Intuition, originality and hypotheses about the future are often the driving forces behind exploration. On the other hand, analysis, reasoning, historical data and mastery are the forces behind exploitation. Both approaches can create significant value, and both are important to the success of any business organization. However, organizations struggle to pursue both approaches simultaneously.
More often, an organization chooses to focus on exploitation, to the exclusion of exploration and to its own disadvantage. The solution is not to embrace the randomness of intuitive thinking and avoid analytical thinking completely. The solution lies in the organization embracing both approaches, turn away from the false certainty of the past, and instead peer into a mystery to ask what could be.
In other words, balance exploration and exploitation, invention of business and business administration, and originality and mastery.
Finance plays a critical role in helping the business achieve efficiencies, redeploy the savings and redirect freed-up resources towards exploration of new opportunities.
Building design into finance
As design thinking is frequently associated with marketing and product development, finance is deemed an unlikely place to apply design thinking principles. However, design thinking can be applied to the finance function in every organization. The key is to identify and define the customers clearly and approach their needs empathetically.
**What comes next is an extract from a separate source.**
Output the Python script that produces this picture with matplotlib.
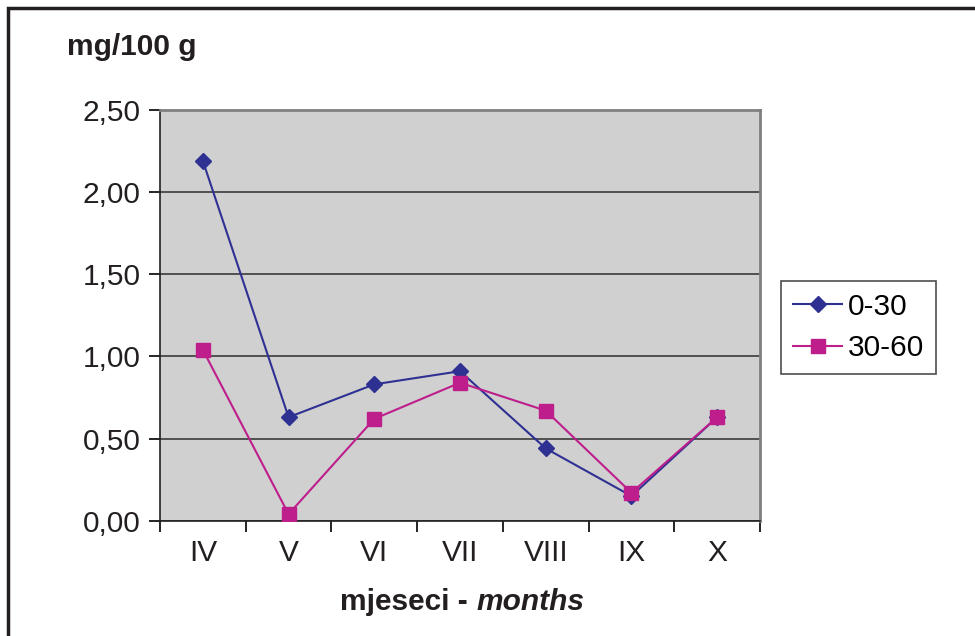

Unlike the marketing function which focuses its efforts on external customers, finance’s efforts are focused on meeting the needs of its internal customers. To elevate design thinking in finance, the function should think differently about its structures, its processes, and its cultural norms.
Quite a number of finance organizations are organized around ongoing, permanent tasks. Roles are firmly defined, with clear responsibilities and reward incentives linked tightly to those individual responsibilities. The problem with such a structure is that it discourages employees to see the bigger picture. Individuals employees see their work as own territory to be protected by all means.
There is little to none collaboration. It’s all about “my responsibilities,” not “our responsibilities.” As a result, individuals limit their focus to those individual responsibilities, refining and perfecting outputs before sharing a complete final product with others. This can be routine production of monthly reports.
In contrast, designers are accustomed to working collaboratively with adhoc teams and clearly defined goals in a projected-oriented environment. Rather than waiting until the outcome is right, designers expose their clients to a series of prototypes that improve with each iteration.
Considering that finance business partnering extends beyond traditional month-end reporting tasks and involves working on various business related projects, sharing performance insights and creating value, CFOs should therefore foster a culture that supports project-based work and explicitly make it clear that working on a project is no less important or rewarded than running a business segment.
It is therefore imperative that finance business partners acquire design thinking capabilities that can help them develop a detailed and holistic understanding of their internal customers’ needs and frustrations, and serve them better by formulating and recommending creative and actionable solutions that deliver the desired outcomes.
Equally important too is having the courage to elicit feedback from business partners, develop mastery of the value proposition model and deliver improved solutions.
Rather than immortalizing the past, the focus should be on creating and influencing the future.